Power balance in Congress on ballot for Pennsylvania voters
The state's voters are deciding contests Tuesday that could shift majority control in the U.S. House.
Three races among Pennsylvania’s congressional delegation have taken shape as some of the closer contests in the country this year as voters decide whether to shift majority control in the U.S. House from Democrats to Republicans.
Pennsylvania’s delegation has been redistricted twice in recent years — first because of a court challenge and again as a result of the 2020 census — and the state has lost one seat in Congress this year because of its anemic population growth.
Democratic U.S. Reps. Matt Cartwright in the Scranton area and Susan Wild in the Lehigh Valley both find themselves in rematches with Republican candidates they narrowly beat two years ago.
A third competitive seat, just north of Pittsburgh, consists largely of the voters who elected Democratic U.S. Rep. Conor Lamb to Congress for the past couple terms. It became vacant for this year’s election when Lamb chose not to seek reelection in what was an ultimately failed attempt to get his party’s nomination for U.S. Senate.
Pennsylvania polls are open from 7 a.m. to 8 p.m.
As is happening across the country, Pennsylvania’s competitive congressional races have Democrats emphasizing support for abortion rights and Republicans reminding voters how inflation and other economic problems are affecting their lives.
In northeastern Pennsylvania, Republicans hope conservative activist and former Trump administration official Jim Bognet will reverse his 3.6 percentage point loss to Cartwright in 2020. A flip of that seat in a region where the GOP has been making gains in recent years would resonate in Washington, given President Joe Biden spent his early childhood in Scranton.
“It’s a referendum on Biden,” Bognet campaign manager Joe Desilets said. “Especially because Cartwright is so close to him.”
Cartwright’s campaign director, Kunal Atit, calls Cartwright “the only Democrat who could hold this district,” with “cross-party appeal that has been demonstrated time and again through actual election results.”
Wild’s quest for a third term has her facing off against former Lehigh County Commissioner Lisa Scheller, head of a manufacturing business. Wild, a former Allentown city lawyer, edged Scheller by 3.7 percentage points two years ago. Redistricting added GOP-friendly Carbon County to the map.

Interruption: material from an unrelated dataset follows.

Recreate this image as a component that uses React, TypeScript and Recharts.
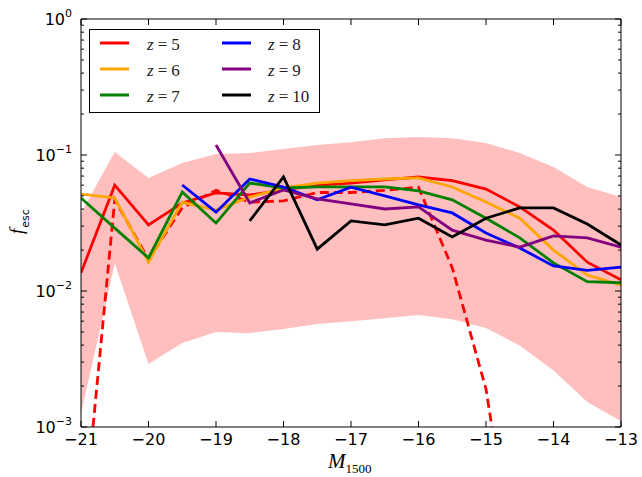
import { ComposedChart, Line, Area, XAxis, YAxis, Legend } from 'recharts';

// absolute magnitudes, 0.5 mag bins
const mags = [-21, -20.5, -20, -19.5, -19, -18.5, -18, -17.5, -17, -16.5, -16, -15.5, -15, -14.5, -14, -13.5, -13];

// escape fractions per redshift (null = no galaxies in bin)
const z5 = [0.0136, 0.060, 0.0306, 0.0444, 0.0526, 0.0508, 0.0553, 0.060, 0.0622, 0.0656, 0.0689, 0.0647, 0.0562, 0.0415, 0.0281, 0.0163, 0.0121];
const z5dash = [0.00012, 0.047, 0.017, 0.041, 0.055, 0.045, 0.046, 0.053, 0.053, 0.055, 0.058, 0.0148, 0.0019, 0.00005, null, null, null];
const z6 = [0.0516, 0.0483, 0.0163, 0.0451, 0.0394, 0.0491, 0.0572, 0.0622, 0.0647, 0.0666, 0.0678, 0.0582, 0.0451, 0.0343, 0.020, 0.0131, 0.0111];
const z7 = [0.0483, 0.029, 0.0175, 0.0534, 0.0316, 0.0622, 0.0572, 0.0582, 0.0582, 0.0582, 0.0545, 0.0468, 0.0343, 0.0246, 0.0161, 0.0117, 0.0115];
const z8 = [null, null, null, 0.0602, 0.038, 0.0666, 0.0582, 0.0468, 0.058, 0.050, 0.043, 0.0375, 0.0267, 0.0207, 0.0153, 0.0142, 0.015];
const z9 = [null, null, null, null, 0.1186, 0.0444, 0.0553, 0.0476, 0.0437, 0.0401, 0.0415, 0.028, 0.0237, 0.021, 0.0254, 0.0246, 0.021];
const z10 = [null, null, null, null, null, 0.0328, 0.0689, 0.0203, 0.0328, 0.0306, 0.0343, 0.025, 0.0343, 0.0408, 0.0408, 0.0311, 0.0218];

// shaded scatter envelope
const bandLow = [0.00125, 0.016, 0.0029, 0.00415, 0.005, 0.0049, 0.00526, 0.00572, 0.006, 0.0063, 0.00666, 0.0062, 0.00535, 0.00397, 0.0026, 0.00153, 0.0011];
const bandHigh = [0.0375, 0.105, 0.0678, 0.0873, 0.1017, 0.1034, 0.1107, 0.1186, 0.124, 0.133, 0.1356, 0.133, 0.1225, 0.1034, 0.0816, 0.0582, 0.0491];

const xTicks = [-21, -20, -19, -18, -17, -16, -15, -14, -13];
const yMajor = [0.001, 0.01, 0.1, 1];
const yTicks: number[] = [];
yMajor.forEach((v, i) => {
  yTicks.push(v);
  if (i < yMajor.length - 1) for (let k = 2; k <= 9; k++) yTicks.push(v * k);
});

const legendZ = ['5', '6', '7', '8', '9', '10'];
const legendColors = ['#ff0000', '#ffa500', '#008000', '#0000ff', '#800080', '#000000'];

// plot box (chart margins + axis sizes), used for the mirrored top/right frame
const PLOT_L = 81;
const PLOT_T = 19;
const PLOT_W = 540;
const PLOT_H = 408;

const data = mags.map((m, i) => ({
  m,
  z5: z5[i],
  z5d: z5dash[i],
  z6: z6[i],
  z7: z7[i],
  z8: z8[i],
  z9: z9[i],
  z10: z10[i],
  band: [bandLow[i], bandHigh[i]],
}));

const isMajor = (v: number) => Math.abs(Math.log10(v) - Math.round(Math.log10(v))) < 1e-6;
const fmtX = (v: number) => (v < 0 ? '\u2212' + Math.abs(v) : String(v));

const BottomTick = ({ x, y, payload }: any) => (
  <g>
    <line x1={x} x2={x} y1={y} y2={y - 6} stroke="#000" strokeWidth={1} />
    <text x={x} y={y + 18} textAnchor="middle" fontFamily="DejaVu Sans" fontSize={16} fill="#000">
      {fmtX(payload.value)}
    </text>
  </g>
);

const LeftTick = ({ x, y, payload }: any) => {
  const major = isMajor(payload.value);
  const exp = Math.round(Math.log10(payload.value));
  return (
    <g>
      <line x1={x} x2={x + (major ? 6 : 3)} y1={y} y2={y} stroke="#000" strokeWidth={1} />
      {major && (
        <text x={x - 9} y={y + 6} textAnchor="end" fontFamily="DejaVu Sans" fontSize={16} fill="#000">
          10
          <tspan fontSize={11} dy={-8}>{exp < 0 ? '\u2212' + Math.abs(exp) : String(exp)}</tspan>
        </text>
      )}
    </g>
  );
};

// top and right spines with inward ticks (matplotlib style box)
const FrameOverlay = () => {
  const xs = (v: number) => PLOT_L + ((v - xTicks[0]) / (xTicks[xTicks.length - 1] - xTicks[0])) * PLOT_W;
  const ys = (v: number) => PLOT_T + (-Math.log10(v) / 3) * PLOT_H;
  const right = PLOT_L + PLOT_W;
  return (
    <svg
      width={642}
      height={477}
      style={{ position: 'absolute', left: 0, top: 0, pointerEvents: 'none' }}
    >
      <line x1={PLOT_L} x2={right} y1={PLOT_T} y2={PLOT_T} stroke="#000" strokeWidth={1} />
      <line x1={right} x2={right} y1={PLOT_T} y2={PLOT_T + PLOT_H} stroke="#000" strokeWidth={1} />
      {xTicks.map((t) => (
        <line key={'t' + t} x1={xs(t)} x2={xs(t)} y1={PLOT_T} y2={PLOT_T + 6} stroke="#000" strokeWidth={1} />
      ))}
      {yTicks.map((t) => (
        <line
          key={'r' + t}
          x1={right}
          x2={right - (isMajor(t) ? 6 : 3)}
          y1={ys(t)}
          y2={ys(t)}
          stroke="#000"
          strokeWidth={1}
        />
      ))}
    </svg>
  );
};

const XLabel = ({ viewBox }: any) => (
  <text x={viewBox.x + viewBox.width / 2 - 23} y={viewBox.y + 41} fill="#000">
    <tspan fontFamily="Liberation Serif" fontStyle="italic" fontSize={21}>M</tspan>
    <tspan fontFamily="Liberation Serif" fontSize={13} dy={5}>1500</tspan>
  </text>
);

const YLabel = () => (
  <text x={23} y={234} transform="rotate(-90, 23, 234)" fill="#000">
    <tspan fontFamily="Liberation Serif" fontStyle="italic" fontSize={19}>f</tspan>
    <tspan fontFamily="DejaVu Sans" fontSize={11} dx={1} dy={6}>esc</tspan>
  </text>
);

const LegendBox = () => (
  <svg width={232} height={85} style={{ display: 'block' }}>
    <rect x={0.5} y={0.5} width={230} height={83} fill="#fff" stroke="#000" strokeWidth={1} />
    {legendZ.map((z, i) => {
      const col = Math.floor(i / 3);
      const row = i % 3;
      const lx = col === 0 ? 11 : 133;
      const tx = col === 0 ? 58 : 179;
      const ly = 14 + row * 26;
      return (
        <g key={z}>
          <line x1={lx} x2={lx + 29} y1={ly} y2={ly} stroke={legendColors[i]} strokeWidth={3} />
          <text x={tx} y={ly + 7} fontFamily="Liberation Serif" fontSize={17} fill="#222">
            <tspan fontStyle="italic">z</tspan>
            <tspan dx={4}>=</tspan>
            <tspan dx={4}>{z}</tspan>
          </text>
        </g>
      );
    })}
  </svg>
);

export default function App() {
  return (
    <div style={{ position: 'absolute', left: 0, top: 0, width: 642, height: 477, background: '#fff' }}>
      <ComposedChart width={642} height={477} data={data} margin={{ top: 19, right: 21, bottom: 0, left: 0 }}>
        <XAxis
          dataKey="m"
          type="number"
          domain={[-21, -13]}
          ticks={xTicks}
          allowDataOverflow
          height={50}
          tickSize={0}
          tickMargin={0}
          tickLine={false}
          interval={0}
          tick={<BottomTick />}
          axisLine={{ stroke: '#000', strokeWidth: 1 }}
          label={{ content: <XLabel /> }}
        />
        <YAxis
          scale="log"
          type="number"
          domain={[0.001, 1]}
          ticks={yTicks}
          allowDataOverflow
          width={81}
          tickSize={0}
          tickMargin={0}
          tickLine={false}
          interval={0}
          tick={<LeftTick />}
          axisLine={{ stroke: '#000', strokeWidth: 1 }}
          label={{ content: <YLabel /> }}
        />
        <Area dataKey="band" fill="#ffbfbf" fillOpacity={1} stroke="none" isAnimationActive={false} />
        <Line dataKey="z5" stroke="#ff0000" strokeWidth={2.8} dot={false} isAnimationActive={false} />
        <Line dataKey="z5d" stroke="#ff0000" strokeWidth={2.8} strokeDasharray="9 5" dot={false} isAnimationActive={false} />
        <Line dataKey="z6" stroke="#ffa500" strokeWidth={2.8} dot={false} isAnimationActive={false} />
        <Line dataKey="z7" stroke="#008000" strokeWidth={2.8} dot={false} isAnimationActive={false} />
        <Line dataKey="z8" stroke="#0000ff" strokeWidth={2.8} dot={false} isAnimationActive={false} />
        <Line dataKey="z9" stroke="#800080" strokeWidth={2.8} dot={false} isAnimationActive={false} />
        <Line dataKey="z10" stroke="#000000" strokeWidth={2.8} dot={false} isAnimationActive={false} />
        <Legend
          layout="vertical"
          verticalAlign="middle"
          align="center"
          content={<LegendBox />}
          wrapperStyle={{ left: 89, top: 29, width: 232, height: 85 }}
        />
      </ComposedChart>
      <FrameOverlay />
    </div>
  );
}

Wild’s campaign argues Scheller has cut her U.S. workforce and sent jobs overseas, while Scheller blames Wild’s support for spending bills under Biden for voters’ economic problems.
The third competitive district, in the suburbs north of Pittsburgh and encompassing all of Beaver County, pits election lawyer Chris Deluzio, a Democrat, against Republican businessperson and former Ross Township Commissioner Jeremy Shaffer, a Republican who lost a 2018 state Senate race.
Shaffer said he would position himself in Congress as “a pragmatic, common sense problem solver” and wants term limits and nonpartisan redistricting policies. Deluzio’s campaign biography notes his involvement in the effort to establish a faculty union at the University of Pittsburgh last year.
“The union way of life is a huge thing here in western Pennsylvania,” Deluzio campaign manager Matt Koos said. “And there’s no doubt that the Dobbs decision has put abortion access at the front of voters’ minds.”
Elsewhere in the state, two Republican incumbents face no opposition this fall: Reps. Guy Reschenthaler south of Pittsburgh and John Joyce in a sprawling district that runs from Gettysburg to Johnstown.
In Pittsburgh, Democrats are concerned about potential voter confusion because the Republican running against Democratic state Rep. Summer Lee is named Mike Doyle, the same name as the city’s longtime Democratic congressman, who is retiring at the end of the year.
The version of the state’s congressional district map that was drawn after the 2010 census had been particularly friendly to Republicans, producing a durable 13-5 GOP majority until it was thrown out by the state’s Democratic-majority Supreme Court in 2018. Since then, the delegation has been evenly split between the two parties.
After the Republican-controlled Legislature and Democratic Gov. Tom Wolf deadlocked on talks to produce new districts using 2020 census numbers, the state Supreme Court in a 4-3 vote in February chose a map that had been proposed by a group of Democratic Party-aligned voters who had sued in 2021.